In a C program one defines macros by having a line that goes something like:
#define time_t word
(C has some really quaint historical baggage, including originally not defining type sizes very clearly or portably, and the C preprocessor, which is a very weak macro processor, mostly, one presumes, as a reaction to it's authors experiences with it's evil precursor, the M4 Macro processor, which came from a previous operating system project, and is alive and well and living in the dark corners of global C-programming toolchains, where it scares young programmers.)

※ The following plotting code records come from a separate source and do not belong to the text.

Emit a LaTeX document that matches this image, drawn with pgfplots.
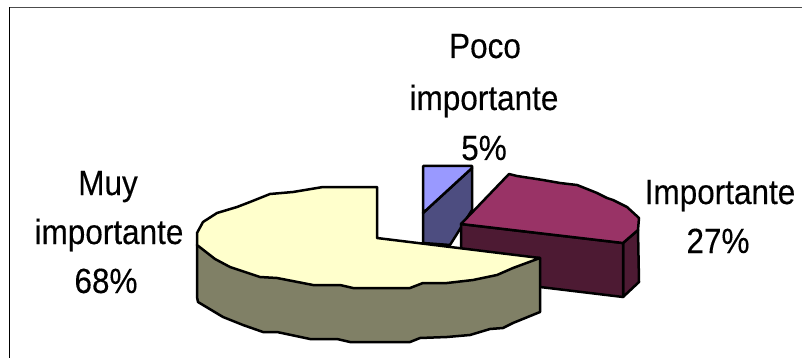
\documentclass[border=0pt]{standalone}
\usepackage{pgfplots}
\pgfplotsset{compat=1.18}
\usepackage{fontspec}
\setmainfont{Liberation Sans}
\newfontfamily\labelfont[FakeBold=0.25]{Liberation Sans}
\definecolor{pocoTop}{HTML}{9999FF}
\definecolor{pocoSide}{HTML}{4D4D80}
\definecolor{impTop}{HTML}{993366}
\definecolor{impSide}{HTML}{4D1A33}
\definecolor{muyTop}{HTML}{FFFFCC}
\definecolor{muySide}{HTML}{808066}
\newcommand{\lbl}[1]{\labelfont\fontsize{35}{35}\selectfont\scalebox{.9}[1]{#1}}
\tikzset{slicelabel/.style={anchor=base, inner sep=0pt, text=black}}
\begin{document}
\begin{tikzpicture}
\path[use as bounding box] (0,0) rectangle (802pt,358pt);
\begin{axis}[
  at={(0,0)}, anchor=south west,
  scale only axis, width=802pt, height=358pt,
  xmin=0, xmax=802, ymin=0, ymax=358, y dir=reverse,
  hide axis, clip=true,
  every axis plot/.append style={no markers, line width=2.5pt, line join=round, draw=black},
]
% chart area border
\addplot[draw=black!70, line width=1.6pt] coordinates {(9,7.5) (802,7.5)};
\addplot[line width=1.8pt] coordinates {(9.5,7.5) (9.5,358)};

% Poco importante: exploded slice
\addplot[fill=pocoSide] coordinates {(423,213) (472,168) (472,210) (450,245) (423,243)} -- cycle;
\addplot[fill=pocoTop] coordinates {(423,166) (472,166) (472,168) (423,213)} -- cycle;

% Importante: side walls, then top
\addplot[fill=impSide] coordinates {(623,243) (638,230) (639,282) (623,297)} -- cycle;
\addplot[fill=impSide] coordinates {(461,224) (623,243) (623,297) (540,287) (461,272)} -- cycle;
\addplot[fill=impTop] coordinates {(461,224) (509,174) (517,176) (543,180) (560,183) (577,185)
  (597,193) (607,198) (613,200) (627,207) (639,218) (638,230) (623,243)} -- cycle;

% Muy importante: side wall, then top
\addplot[fill=muySide] coordinates {(197,245) (197,297) (198,302) (223,317) (243,325) (263,332)
  (277,332) (310,339) (337,339) (350,342) (410,342) (420,338) (447,337) (470,335) (490,329)
  (503,328) (513,323) (540,312) (540,258)} -- cycle;
\addplot[fill=muyTop] coordinates {(377,238) (377,187) (323,187) (293,192) (270,194) (250,202)
  (237,207) (217,213) (203,222) (197,233) (197,245) (215,259) (230,267) (260,277) (277,278)
  (313,285) (340,285) (353,288) (410,288) (423,283) (447,283) (473,280) (497,275) (513,268)
  (540,258)} -- cycle;

% Slice labels
\node[slicelabel] at (axis cs:485,58) {\lbl{Poco}};
\node[slicelabel] at (axis cs:484,110) {\lbl{importante}};
\node[slicelabel] at (axis cs:484,160) {\lbl{5\%}};
\node[slicelabel] at (axis cs:720,204) {\lbl{Importante}};
\node[slicelabel] at (axis cs:718,253) {\lbl{27\%}};
\node[slicelabel] at (axis cs:108,195) {\lbl{Muy}};
\node[slicelabel] at (axis cs:109,244) {\lbl{importante}};
\node[slicelabel] at (axis cs:106,293) {\lbl{68\%}};
\end{axis}
\end{tikzpicture}
\end{document}
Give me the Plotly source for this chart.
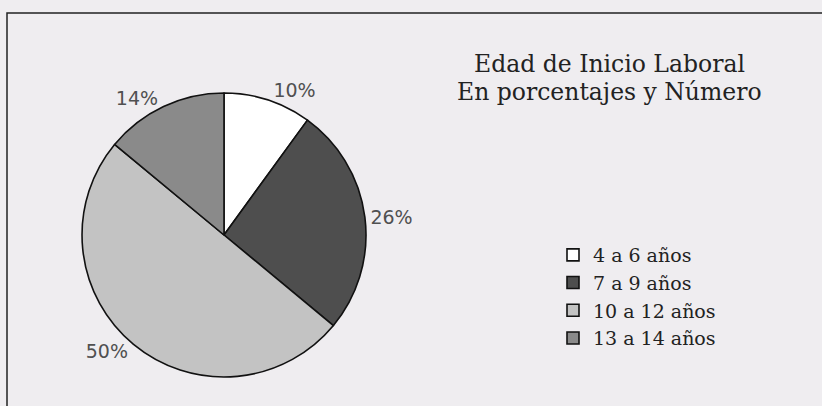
import plotly.graph_objects as go

categories = ["4 a 6 años", "7 a 9 años", "10 a 12 años", "13 a 14 años"]
values = [10, 26, 50, 14]
colors = ["#ffffff", "#4e4e4e", "#c3c3c3", "#8a8a8a"]
title_lines = ["Edad de Inicio Laboral", "En porcentajes y Número"]

W, H = 822, 406
cx, cy, r = 224, 235, 142

fig = go.Figure(go.Pie(
    labels=categories,
    values=values,
    sort=False,
    direction="clockwise",
    rotation=0,
    marker=dict(colors=colors, line=dict(color="#111111", width=1.6)),
    textinfo="percent",
    texttemplate="%{percent:.0%}",
    textposition="outside",
    textfont=dict(family="DejaVu Sans, sans-serif", size=19, color="#505050"),
    domain=dict(x=[(cx - r) / W, (cx + r) / W], y=[1 - (cy + r) / H, 1 - (cy - r) / H]),
    showlegend=True,
))

title_y = [64, 92]
annotations = [dict(text=t, xref="paper", yref="paper",
                    x=609 / W, y=1 - yy / H, xanchor="center", yanchor="middle",
                    showarrow=False,
                    font=dict(family="DejaVu Serif, serif", size=23.5, color="#222222"))
               for t, yy in zip(title_lines, title_y)]

fig.update_layout(
    width=W, height=H,
    margin=dict(l=0, r=0, t=0, b=0),
    paper_bgcolor="#efedf0",
    plot_bgcolor="#efedf0",
    showlegend=True,
    legend=dict(
        x=553 / W, y=1 - 236 / H, xanchor="left", yanchor="top",
        font=dict(family="DejaVu Serif, serif", size=19, color="#222222"),
        bgcolor="rgba(0,0,0,0)",
        itemwidth=30,
    ),
    shapes=[dict(type="rect", xref="paper", yref="paper",
                 x0=7 / W, x1=1.05, y0=-0.05, y1=1 - 13 / H,
                 line=dict(color="#222222", width=1.5))],
    annotations=annotations,
)

fig.write_html("out.html", config={"displayModeBar": False},
               post_script="document.body.style.margin='0';")
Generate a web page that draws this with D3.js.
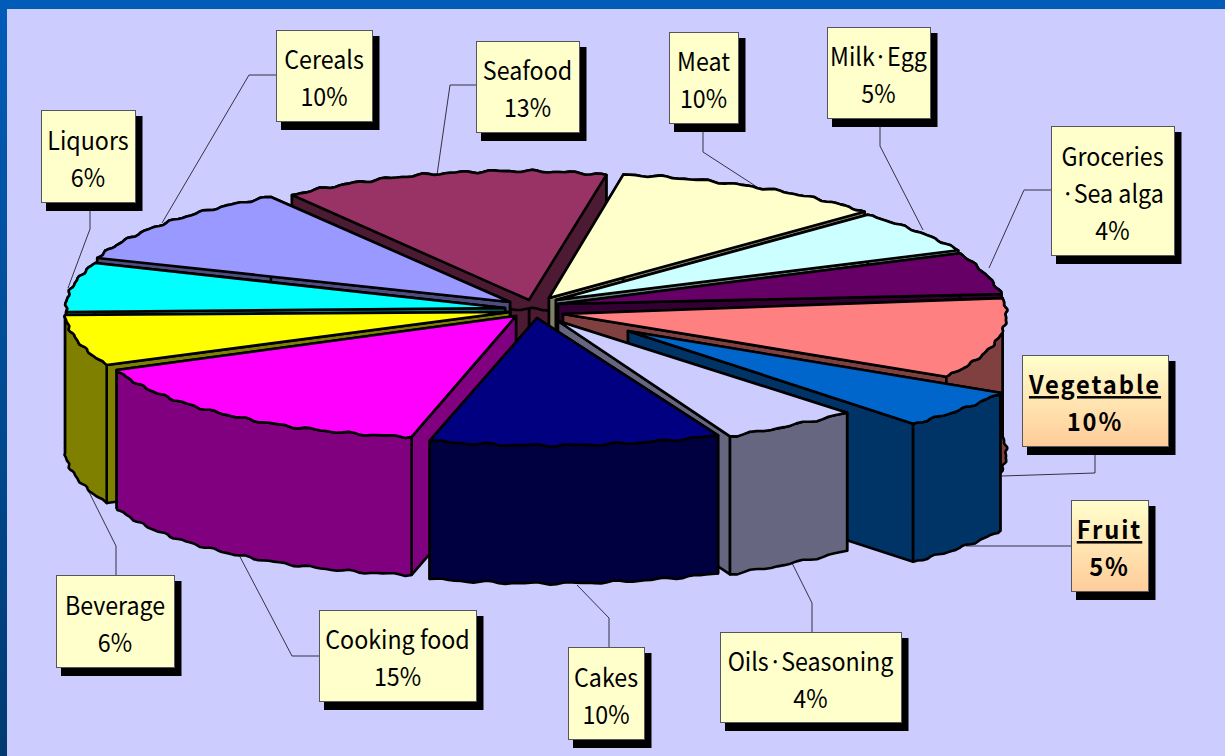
<!DOCTYPE html>
<html><head><meta charset="utf-8">
<script src="https://cdn.jsdelivr.net/npm/d3@7"></script>
<style>html,body{margin:0;padding:0;background:#ccccff;overflow:hidden}svg{display:block}</style>
</head><body><svg id="c" width="1225" height="756"></svg>
<script>
// ---- data ----
const categories = ["Seafood","Meat","Milk·Egg","Groceries\n·Sea alga","Vegetable","Fruit","Oils·Seasoning","Cakes","Cooking food","Beverage","Liquors","Cereals"];
const percents   = [13,10,5,4,10,5,4,10,15,6,6,10];
const emphasised = ["Vegetable","Fruit"];
// ---- styles ----
const topColors  = ["#993366","#ffffcc","#ccffff","#660066","#ff8080","#0066cc","#ccccff","#000080","#ff00ff","#ffff00","#00ffff","#9999ff"];
const sideColors = ["#4d1a33","#808066","#668080","#330033","#804040","#003366","#666680","#000040","#800080","#808000","#008080","#4d4d80"];
// ---- layout (hand-placed, as in the original slide) ----
const rimShifts = [[-8,9.5,-72,1.4],[-55,1,-53,-13],[-50,-10,-26,-14],[-24,-11,-3,-5],[-2,-1,23,-6],[77,10,93,9],[27,-2,14,4],[2,3,9,2],[-9,-2,21,16],[11,11,0,13],[1,10,-8,12.5],[-6,7.5,-29,11.5]];
const apexes = [[529,300],[549,298],[556,300],[558,304],[563,314],[628,331],[558,321],[537,318],[516,316],[510,312],[505,308],[510,302]];
const drawOrder = [0,11,1,10,2,3,9,4,8,5,6,7];
const boxes = [[476,41,103,91],[669,32,69,91],[827,27,103,91],[1051,126,123,129],[1022,355,146,91],[1071,500,77,91],[720,632,181,90],[568,647,76,92],[319,610,157,91],[56,575,118,92],[41,110,94,92],[276,30,96,91]];
const leaders = [
 [[476,85],[450,85],[437,175]],[[703,123],[703,152],[757,187]],[[880,118],[880,146],[923,230]],
 [[1051,190],[1024,190],[989,268]],[[1095,446],[1095,473],[1002,476]],[[1071,546],[966,546]],
 [[812,632],[812,603],[792,563]],[[609,647],[609,618],[577,585]],[[319,656],[292,656],[238,553]],
 [[116,575],[116,546],[78,470]],[[90,202],[90,229],[68,288]],[[276,75],[249,75],[162,223]]];
const cx=535, cy=305, rx=470, ry=138, depth=138;
const fontFamily = "'Noto Sans CJK JP','Noto Sans',sans-serif";

const svg=d3.select("#c");
const defs=svg.append("defs");
const bg=defs.append("linearGradient").attr("id","bg").attr("x1",0).attr("y1",0).attr("x2",0).attr("y2",1);
bg.append("stop").attr("offset",0).attr("stop-color","#005cb8");
bg.append("stop").attr("offset",1).attr("stop-color","#003a70");
const hl=defs.append("linearGradient").attr("id","hl").attr("x1",0).attr("y1",0).attr("x2",0).attr("y2",1);
hl.append("stop").attr("offset",0).attr("stop-color","#ffffcc");
hl.append("stop").attr("offset",1).attr("stop-color","#ffcc99");

svg.append("rect").attr("width",1225).attr("height",756).attr("fill","url(#bg)");
svg.append("rect").attr("x",7).attr("y",9).attr("width",1218).attr("height",747).attr("fill","#ccccff");

// leaders under the pie
const line=d3.line();
svg.append("g").selectAll("path").data(leaders).join("path")
  .attr("d",d=>line(d)).attr("fill","none").attr("stroke","#333344").attr("stroke-width",1);

// pie
const pie=d3.pie().sort(null).startAngle(-30*Math.PI/180).endAngle(330*Math.PI/180);
const arcs=pie(percents);
function rimPoints(a,i){
  const s=rimShifts[i];
  const sx=d3.scaleLinear().domain([a.startAngle,a.endAngle]).range([s[0],s[2]]);
  const sy=d3.scaleLinear().domain([a.startAngle,a.endAngle]).range([s[1],s[3]]);
  const n=Math.max(6,Math.round((a.endAngle-a.startAngle)/(0.8*Math.PI/180)));
  return d3.range(n+1).map(k=>{
    const t=a.startAngle+(a.endAngle-a.startAngle)*k/n;
    const edge=(k===0||k===n)?0:1;
    const w=edge*(0.9*Math.sin(t*67)+0.6*Math.sin(t*113+1));
    return [cx+sx(t)+(rx+w)*Math.sin(t), cy+sy(t)-(ry+w)*Math.cos(t)];
  });
}
const down=p=>[p[0],p[1]+depth];
const g=svg.append("g").attr("stroke","#000").attr("stroke-width",2.6).attr("stroke-linejoin","round");
drawOrder.forEach(i=>{
  const a=arcs[i], rim=rimPoints(a,i), apex=apexes[i];
  const sl=g.append("g").attr("class","slice");
  const first=rim[0], last=rim[rim.length-1];
  const poly=(pts,fill)=>sl.append("path").attr("d",line(pts)+"Z").attr("fill",fill);
  const mid=(a.startAngle+a.endAngle)/2;
  const corners=Math.sin(mid)>0?[first,last]:[last,first]; // the face turned to the viewer goes last
  corners.forEach(c=>poly([apex,c,down(c),down(apex)],sideColors[i]));
  poly(rim.concat(rim.map(down).reverse()),sideColors[i]);
  poly([apex].concat(rim),topColors[i]);
});

// callouts
const cg=svg.append("g");
categories.forEach((c,i)=>{
  const [x,y,w,h]=boxes[i], em=emphasised.includes(c);
  const b=cg.append("g");
  b.append("rect").attr("x",x+5).attr("y",y+6).attr("width",w+2.5).attr("height",h+3).attr("fill","#000");
  b.append("rect").attr("x",x+.5).attr("y",y+.5).attr("width",w).attr("height",h)
    .attr("fill",em?"url(#hl)":"#ffffcc").attr("stroke","#55555f").attr("stroke-width",1);
  const lines=c.split("\n").concat(percents[i]+"%");
  const step=37;
  const y0=y+h/2-step*(lines.length-1)/2+12;
  lines.forEach((t,k)=>{
    b.append("text").attr("transform",`translate(${x+w/2},${y0+k*step}) scale(${em?0.95:0.93},1)`)
     .attr("text-anchor","middle")
     .attr("font-family",fontFamily).attr("font-size",25)
     .attr("font-weight",em?700:400).attr("fill","#000")
     .attr("letter-spacing",em?2:0)
     .attr("text-decoration",(em&&k===0)?"underline":null).text(t);
  });
});
</script></body></html>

So if this essay seems slanted towards ‘subject matter experts’ well, as Willy Wonka said, strike that, invert it. If you really want to know the basics of how the entire world works, beyond this sketchy little explanation, there’s Wikipedia, or perhaps secondary or tertiary schooling. None of this is new; maths is not new, boolean logic was discovered and the book on it was written in 1854, and Unix has been around since the early 1970s. Unix was, for complicated reasons, largely free and ran on relatively cheap computers, and as people discovered, by expecting 'nothing much' except a hard disk drive from the computer, was easy to port to new computer designs. And there was this AI boom that bust in the early 80s, so it all came together. Computers complicated enough to have these problems with dates have existed since the 1940s. Yes, for nearly a century. We've already had Y2K, you'd think people would learn. (Alas, human decision making is deeply flawed, and mostly based on simple heuristics and/or cognitive biases.)